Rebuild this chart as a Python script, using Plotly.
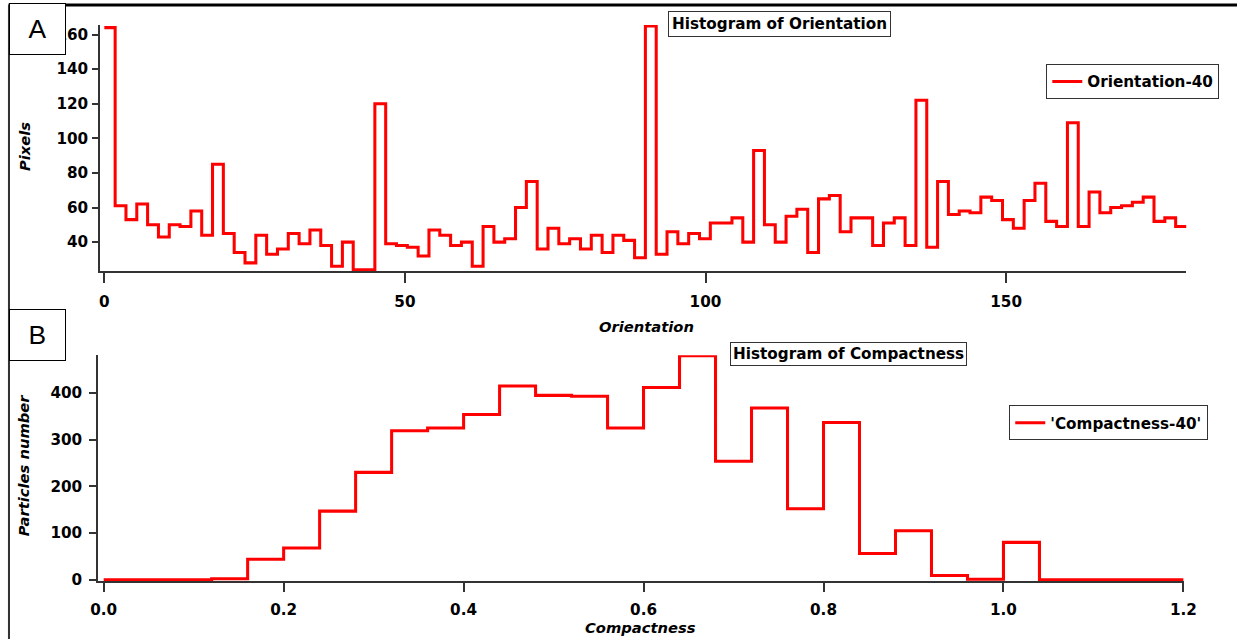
import numpy as np
import plotly.graph_objects as go

# Page geometry: the photo shows the page at a small fixed scale/offset, so
# reference pixel positions are converted to page pixels before use.
SX, SY, OX = 0.982, 0.987, 8.0
W, H = 1252, 648

# ---------------- Data ----------------
# Orientation histogram: 100 bins of width 1.8 deg over 0..180
orient_bin_width = 1.8
orient_counts = [
    164, 61, 53, 62, 50, 43, 50, 49, 58, 44,
    85, 45, 34, 28, 44, 33, 36, 45, 39, 47,
    38, 26, 40, 24, 24, 120, 39, 38, 37, 32,
    47, 44, 38, 40, 26, 49, 40, 42, 60, 75,
    36, 48, 39, 42, 36, 44, 34, 44, 41, 31,
    165, 33, 46, 39, 45, 42, 51, 51, 54, 40,
    93, 50, 40, 55, 59, 34, 65, 67, 46, 54,
    54, 38, 51, 54, 38, 122, 37, 75, 56, 58,
    57, 66, 64, 53, 48, 64, 74, 52, 49, 109,
    49, 69, 57, 60, 61, 63, 66, 52, 54, 49,
]
orient_ticks = [0, 50, 100, 150]
pixels_ticks = [40, 60, 80, 100, 120, 140, 160]

# Compactness histogram: 30 bins of width 0.04 over 0..1.2
compact_bin_width = 0.04
compact_counts = [
    0, 0, 0, 2, 44, 68, 147, 230, 319, 325,
    354, 415, 395, 393, 325, 412, 480, 254, 368, 152,
    337, 56, 105, 9, 1, 80, 0, 0, 0, 0,
]
compact_ticks = [0.0, 0.2, 0.4, 0.6, 0.8, 1.0, 1.2]
particles_ticks = [0, 100, 200, 300, 400]


def step_xy(counts, width):
    n = len(counts)
    edges = np.arange(n + 1) * width
    return list(edges), list(counts) + [counts[-1]]


ox, oy = step_xy(orient_counts, orient_bin_width)
cx, cy = step_xy(compact_counts, compact_bin_width)

RED = "#ff0000"
AX = "#333333"
FONT = "DejaVu Sans"
K = 1 / ((SX + SY) / 2)


def s(v):
    return v * K


def si(v):
    return int(round(v * K))


def px(x):
    return max(0.0, (x - OX) / SX) / W


def py(y):
    return 1 - (y / SY) / H


fig = go.Figure()
fig.add_trace(go.Scatter(x=ox, y=oy, mode="lines", line=dict(color=RED, width=s(3), shape="hv"),
                         name="Orientation-40", xaxis="x", yaxis="y", legend="legend",
                         showlegend=True, cliponaxis=False))
fig.add_trace(go.Scatter(x=cx, y=cy, mode="lines", line=dict(color=RED, width=s(3), shape="hv"),
                         name="'Compactness-40'", xaxis="x2", yaxis="y2", legend="legend2",
                         showlegend=True, cliponaxis=False))

tickfont = dict(family=FONT, size=s(15), weight="bold", color="black")
common = dict(showline=True, linecolor=AX, linewidth=s(1.5), ticks="outside",
              tickcolor=AX, tickwidth=s(1.5), showgrid=False, zeroline=False,
              tickfont=tickfont, fixedrange=True)
legfont = dict(family=FONT, size=s(15), weight="bold", color="black")

fig.update_layout(
    width=W, height=H, autosize=False,
    margin=dict(l=0, r=0, t=0, b=0),
    paper_bgcolor="white", plot_bgcolor="white",
    showlegend=True,
    xaxis=dict(domain=[px(100), px(1185)], range=[-0.7, 180], anchor="y",
               tickvals=orient_ticks, ticklen=s(10), ticklabelstandoff=si(6), **common),
    yaxis=dict(domain=[py(271), py(25)], range=[23.2, 165.5], anchor="x",
               tickvals=pixels_ticks, ticklen=s(6), ticklabelstandoff=si(1), **common),
    xaxis2=dict(domain=[px(98), px(1182.4)], range=[-0.0062, 1.2005], anchor="y2",
                tickvals=compact_ticks, ticktext=[f"{t:.1f}" for t in compact_ticks],
                ticklen=s(9), ticklabelstandoff=si(4), **common),
    yaxis2=dict(domain=[py(581), py(355)], range=[-3.6, 481], anchor="x2",
                tickvals=particles_ticks, ticklen=s(7), ticklabelstandoff=si(4), **common),
    legend=dict(x=px(1045), y=py(64), xanchor="left", yanchor="top",
                bordercolor=AX, borderwidth=1, bgcolor="white", font=legfont, itemwidth=30),
    legend2=dict(x=px(1008), y=py(405), xanchor="left", yanchor="top",
                 bordercolor=AX, borderwidth=1, bgcolor="white", font=legfont, itemwidth=30),
)

ann_title_font = dict(family=FONT, size=s(15), weight="bold", color="black")
axis_title_font = dict(family=FONT, size=s(14.5), weight="bold", style="italic", color="black")
letter_font = dict(family="Liberation Sans", size=s(26), color="black")
annotations = [
    dict(text="Histogram of Orientation", x=px(779), y=py(24), xref="paper", yref="paper",
         xanchor="center", yanchor="middle", showarrow=False, font=ann_title_font,
         bgcolor="white", bordercolor=AX, borderwidth=1, borderpad=3),
    dict(text="Histogram of Compactness", x=px(847), y=py(353.5), xref="paper", yref="paper",
         xanchor="center", yanchor="middle", showarrow=False, font=ann_title_font,
         bgcolor="white", bordercolor=AX, borderwidth=1, borderpad=2),
    dict(text="Pixels", x=px(24), y=py(147), xref="paper", yref="paper", textangle=-90,
         xanchor="center", yanchor="middle", showarrow=False, font=axis_title_font),
    dict(text="Orientation", x=px(646), y=py(326), xref="paper", yref="paper",
         xanchor="center", yanchor="middle", showarrow=False, font=axis_title_font),
    dict(text="Particles number", x=px(23), y=py(465), xref="paper", yref="paper", textangle=-90,
         xanchor="center", yanchor="middle", showarrow=False, font=axis_title_font),
    dict(text="Compactness", x=px(640), y=py(627), xref="paper", yref="paper",
         xanchor="center", yanchor="middle", showarrow=False, font=axis_title_font),
    dict(text="A", x=px(37), y=py(29), xref="paper", yref="paper",
         xanchor="center", yanchor="middle", showarrow=False, font=letter_font,
         width=s(52), height=s(47), bgcolor="white", bordercolor="black", borderwidth=1, borderpad=1),
    dict(text="B", x=px(37), y=py(335), xref="paper", yref="paper",
         xanchor="center", yanchor="middle", showarrow=False, font=letter_font,
         width=s(52), height=s(47), bgcolor="white", bordercolor="black", borderwidth=1, borderpad=1),
]
fig.update_layout(annotations=annotations)

fig.update_layout(shapes=[
    dict(type="line", xref="paper", yref="paper", x0=px(8.5), x1=1, y0=py(5), y1=py(5),
         line=dict(color="black", width=s(3))),
    dict(type="line", xref="paper", yref="paper", x0=1.0 / W, x1=1.0 / W, y0=0, y1=py(5),
         line=dict(color="#333333", width=s(2))),
])

POST = (
    "var h=document.documentElement,b=document.body;"
    "h.style.margin='0';h.style.padding='0';h.style.overflow='hidden';"
    "b.style.margin='0';b.style.padding='0';b.style.overflow='hidden';"
)

fig.write_html(
    "out.html",
    config={"responsive": False, "displayModeBar": False},
    post_script=POST,
)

☆ ☆ ☆ ☆ ☆ ☆ ☆

■ Your instructions
Leave out any pictures, please, and quote only the lines from the top of the data through the line that contains "particles_ticks = [0, 100, 200, 300, 400]".

■ The result
Rebuild this chart as a Python script, using Plotly.
import numpy as np
import plotly.graph_objects as go

# Page geometry: the photo shows the page at a small fixed scale/offset, so
# reference pixel positions are converted to page pixels before use.
SX, SY, OX = 0.982, 0.987, 8.0
W, H = 1252, 648

# ---------------- Data ----------------
# Orientation histogram: 100 bins of width 1.8 deg over 0..180
orient_bin_width = 1.8
orient_counts = [
    164, 61, 53, 62, 50, 43, 50, 49, 58, 44,
    85, 45, 34, 28, 44, 33, 36, 45, 39, 47,
    38, 26, 40, 24, 24, 120, 39, 38, 37, 32,
    47, 44, 38, 40, 26, 49, 40, 42, 60, 75,
    36, 48, 39, 42, 36, 44, 34, 44, 41, 31,
    165, 33, 46, 39, 45, 42, 51, 51, 54, 40,
    93, 50, 40, 55, 59, 34, 65, 67, 46, 54,
    54, 38, 51, 54, 38, 122, 37, 75, 56, 58,
    57, 66, 64, 53, 48, 64, 74, 52, 49, 109,
    49, 69, 57, 60, 61, 63, 66, 52, 54, 49,
]
orient_ticks = [0, 50, 100, 150]
pixels_ticks = [40, 60, 80, 100, 120, 140, 160]

# Compactness histogram: 30 bins of width 0.04 over 0..1.2
compact_bin_width = 0.04
compact_counts = [
    0, 0, 0, 2, 44, 68, 147, 230, 319, 325,
    354, 415, 395, 393, 325, 412, 480, 254, 368, 152,
    337, 56, 105, 9, 1, 80, 0, 0, 0, 0,
]
compact_ticks = [0.0, 0.2, 0.4, 0.6, 0.8, 1.0, 1.2]
particles_ticks = [0, 100, 200, 300, 400]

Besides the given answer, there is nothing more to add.